The truth is, bizarre electoral symbols draw the attention of even the most capable Peruvian politicians. The candidate who drove the tractor around was dean of one of the nation’s most respected public universities. The one with lucky genitals, who is know Peru’s current president, was a Princeton-trained economist. The answer as to why Velarde and his educated kin turn to the irrational is that, as a legacy of political advisors has figured out through close examination of Peruvian society, it may be a recipe for triumph. Peruvians are aggressively prone to self-mockery, a result of the many-times disappointing reality of their country (when the choice is between laughing and crying, most will choose the former). This makes candidates who revel in their own flaws attractive to voters. The mechanism of democracy also means that educated politicians have to convince the sadly uneducated majority, those who are likely to be more interested in the promises of The Eyebrow than in its ability to fulfill them. Politicians who know how to implement effective policies understand the ineffectiveness of the electoral system, and they are aware that their competition is a plethora of untrained opportunists who will snatch the prize through jokes if they just sit down to discuss the benefits of free market. Velarde was just one more individual following in the tradition. You want to provide the bread? Then become the circus.

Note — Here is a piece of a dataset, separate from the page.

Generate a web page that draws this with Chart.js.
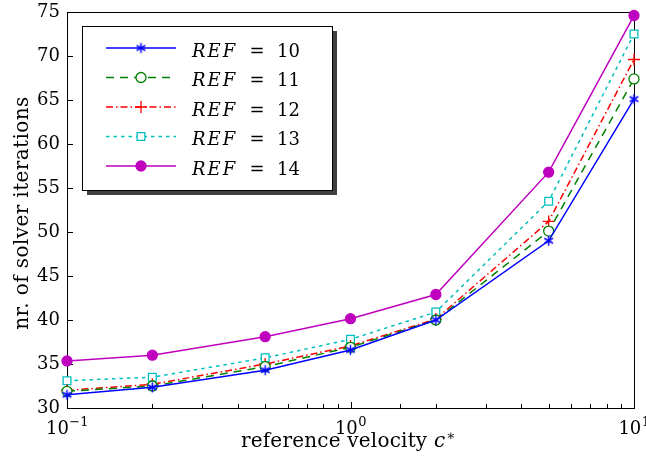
<!DOCTYPE html>
<html>
<head>
<meta charset="utf-8">
<script src="https://cdn.jsdelivr.net/npm/chart.js@4.4.1/dist/chart.umd.min.js"></script>
<style>
  html, body { margin: 0; padding: 0; background: #fff; }
  #wrap { width: 646px; height: 465px; }
</style>
</head>
<body>
<div id="wrap"><canvas id="chart" width="646" height="465"></canvas></div>
<script>
// data
const velocities = [0.1, 0.2, 0.5, 1, 2, 5, 10];
const ref10 = [31.5, 32.35, 34.3, 36.6, 40.0, 49.0, 65.1];
const ref11 = [31.9, 32.5, 34.7, 36.9, 40.0, 50.1, 67.4];
const ref12 = [32.0, 32.7, 35.0, 37.05, 40.1, 51.2, 69.6];
const ref13 = [33.1, 33.5, 35.7, 37.8, 40.9, 53.5, 72.5];
const ref14 = [35.35, 36.0, 38.1, 40.15, 42.9, 56.8, 74.6];
const refLabels = ['10', '11', '12', '13', '14'];
const xMajor = [0.1, 1, 10];
const xExponents = ['\u22121', '0', '1'];

const FONT = '"DejaVu Serif", "Liberation Serif", serif';

// asterisk marker (6 spokes)
function makeAsterisk(color) {
    const c = document.createElement('canvas');
    c.width = 13; c.height = 13;
    const g = c.getContext('2d');
    g.strokeStyle = color;
    g.lineWidth = 1.5;
    for (let i = 0; i < 3; i++) {
        const a = Math.PI / 2 + i * Math.PI / 3;
        g.beginPath();
        g.moveTo(6.5 - 5 * Math.cos(a), 6.5 - 5 * Math.sin(a));
        g.lineTo(6.5 + 5 * Math.cos(a), 6.5 + 5 * Math.sin(a));
        g.stroke();
    }
    return c;
}

function toPoints(values) {
    return values.map((v, i) => ({ x: velocities[i], y: v }));
}

const series = [ref10, ref11, ref12, ref13, ref14];
const styles = [
    { color: '#0000ff', dash: [], point: makeAsterisk('#0000ff'), radius: 5, fill: '#0000ff' },
    { color: '#008000', dash: [8, 6], point: 'circle', radius: 5, fill: '#ffffff' },
    { color: '#ff0000', dash: [7, 3, 1.5, 3], point: 'cross', radius: 6, fill: '#ff0000' },
    { color: '#00bfbf', dash: [3.5, 4], point: 'rect', radius: 5.5, fill: '#ffffff' },
    { color: '#bf00bf', dash: [], point: 'circle', radius: 5, fill: '#bf00bf' }
];

const datasets = series.map((vals, i) => ({
    label: 'REF = ' + refLabels[i],
    data: toPoints(vals),
    borderColor: styles[i].color,
    backgroundColor: styles[i].fill,
    borderWidth: 1.5,
    borderDash: styles[i].dash,
    pointStyle: styles[i].point,
    pointRadius: styles[i].radius,
    pointBorderWidth: 1.3,
    pointBorderColor: styles[i].color,
    pointBackgroundColor: styles[i].fill,
    tension: 0,
    clip: false
}));

function spaced(ctx, px) {
    if ('letterSpacing' in ctx) ctx.letterSpacing = px + 'px';
}

// frame, ticks, tick labels, titles and legend
const decorations = {
    id: 'decorations',
    beforeDatasetsDraw(chart) {
        const { ctx, chartArea: a, scales } = chart;
        ctx.save();
        ctx.strokeStyle = '#000';
        ctx.lineWidth = 1;
        ctx.strokeRect(a.left + 0.5, a.top + 0.5, a.right - a.left, a.bottom - a.top);
        // x ticks (inward)
        scales.x.ticks.forEach(t => {
            const px = Math.round(scales.x.getPixelForValue(t.value)) + 0.5;
            const major = xMajor.some(m => Math.abs(m - t.value) < 1e-9);
            const len = major ? 6 : 4;
            ctx.beginPath();
            ctx.moveTo(px, a.bottom);
            ctx.lineTo(px, a.bottom - len);
            ctx.stroke();
        });
        // y ticks (inward)
        scales.y.ticks.forEach(t => {
            const py = Math.round(scales.y.getPixelForValue(t.value)) + 0.5;
            ctx.beginPath();
            ctx.moveTo(a.left, py);
            ctx.lineTo(a.left + 6, py);
            ctx.stroke();
        });
        ctx.restore();
    },
    afterDraw(chart) {
        const { ctx, chartArea: a, scales } = chart;
        ctx.save();
        ctx.fillStyle = '#000';
        ctx.textBaseline = 'alphabetic';
        ctx.textAlign = 'left';
        // x tick labels 10^n
        xMajor.forEach((v, i) => {
            const px = scales.x.getPixelForValue(v);
            ctx.font = '18px ' + FONT;
            const wb = ctx.measureText('10').width;
            ctx.font = '13px ' + FONT;
            const we = ctx.measureText(xExponents[i]).width;
            const x0 = px - (wb + we) / 2;
            ctx.font = '18px ' + FONT;
            ctx.fillText('10', x0, 434);
            ctx.font = '13px ' + FONT;
            ctx.fillText(xExponents[i], x0 + wb + 0.5, 426);
        });
        // x title
        ctx.save();
        spaced(ctx, 0.2);
        const t1 = 'reference velocity ';
        ctx.font = '20px ' + FONT;
        const w1 = ctx.measureText(t1).width;
        ctx.font = 'italic 20px ' + FONT;
        const w2 = ctx.measureText('c').width;
        ctx.font = '14px ' + FONT;
        const w3 = ctx.measureText('\u2217').width;
        let x = 348 - (w1 + w2 + w3) / 2;
        ctx.font = '20px ' + FONT;
        ctx.fillText(t1, x, 447);
        x += w1;
        ctx.font = 'italic 20px ' + FONT;
        ctx.fillText('c', x, 447);
        x += w2 + 1;
        ctx.font = '14px ' + FONT;
        ctx.fillText('\u2217', x, 440);
        ctx.restore();

        // y title (rotated)
        ctx.save();
        ctx.translate(28, 213);
        ctx.rotate(-Math.PI / 2);
        ctx.textAlign = 'center';
        ctx.font = '20px ' + FONT;
        spaced(ctx, 0.4);
        ctx.fillText('nr. of solver iterations', 0, 0);
        ctx.restore();

        // legend
        const bx = a.left + 15, by = a.top + 14, bw = 250, bh = 164;
        ctx.fillStyle = '#404040';
        ctx.fillRect(bx + 5, by + 5, bw, bh);
        ctx.fillStyle = '#fff';
        ctx.fillRect(bx, by, bw, bh);
        ctx.strokeStyle = '#000';
        ctx.lineWidth = 1;
        ctx.strokeRect(bx + 0.5, by + 0.5, bw, bh);
        chart.data.datasets.forEach((ds, i) => {
            const ry = by + 22 + i * 29.5;
            const lx0 = bx + 24, lx1 = bx + 94;
            ctx.save();
            ctx.strokeStyle = ds.borderColor;
            ctx.lineWidth = ds.borderWidth;
            ctx.setLineDash(ds.borderDash);
            ctx.beginPath();
            ctx.moveTo(lx0, ry);
            ctx.lineTo(lx1, ry);
            ctx.stroke();
            ctx.setLineDash([]);
            ctx.fillStyle = ds.pointBackgroundColor;
            ctx.strokeStyle = ds.pointBorderColor;
            ctx.lineWidth = ds.pointBorderWidth;
            Chart.helpers.drawPoint(ctx, {
                pointStyle: ds.pointStyle, radius: ds.pointRadius,
                borderWidth: ds.pointBorderWidth, rotation: 0
            }, (lx0 + lx1) / 2, ry);
            ctx.restore();
            // label: italic REF, upright "= n"
            ctx.fillStyle = '#000';
            const ty = ry + 8.5;
            ctx.save();
            ctx.font = 'italic 18px ' + FONT;
            spaced(ctx, 2);
            ctx.textAlign = 'left';
            ctx.fillText('REF', bx + 110, ty);
            ctx.restore();
            ctx.font = '18px ' + FONT;
            ctx.textAlign = 'center';
            ctx.fillText('=', bx + 175, ty);
            ctx.textAlign = 'left';
            ctx.fillText(refLabels[i], bx + 195, ty);
        });
        ctx.restore();
    }
};

new Chart(document.getElementById('chart'), {
    type: 'line',
    data: { datasets: datasets },
    options: {
        responsive: false,
        animation: false,
        devicePixelRatio: 1,
        layout: { padding: { top: 12, right: 12, left: 0, bottom: 0 } },
        plugins: { legend: { display: false }, tooltip: { enabled: false } },
        scales: {
            x: {
                type: 'logarithmic',
                min: 0.1,
                max: 10,
                grid: { display: false, drawTicks: false },
                border: { display: false },
                ticks: { display: false },
                afterFit(scale) {
                    scale.height = 57;
                    scale.paddingLeft = 0;
                    scale.paddingRight = 0;
                }
            },
            y: {
                min: 30,
                max: 75,
                grid: { display: false, drawTicks: false },
                border: { display: false },
                ticks: {
                    stepSize: 5,
                    padding: 7,
                    color: '#000',
                    font: { family: FONT, size: 18 }
                },
                title: { display: false },
                afterFit(scale) {
                    scale.width = 67;
                    scale.paddingTop = 0;
                    scale.paddingBottom = 0;
                }
            }
        }
    },
    plugins: [decorations]
});
</script>
</body>
</html>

What remains to be determined is whether the politics of craziness will perpetuate their grasp on Peru. In spite of aggressive cynicism, Peruvians continue to secretly hope that, just as Americans quit the corncob pipe and shaved off the moustache, Peru will grab hold of the political tweezers and pluck off The Eyebrow. Only time will tell whether the fact that there is a method to the madness might be a signal of future change.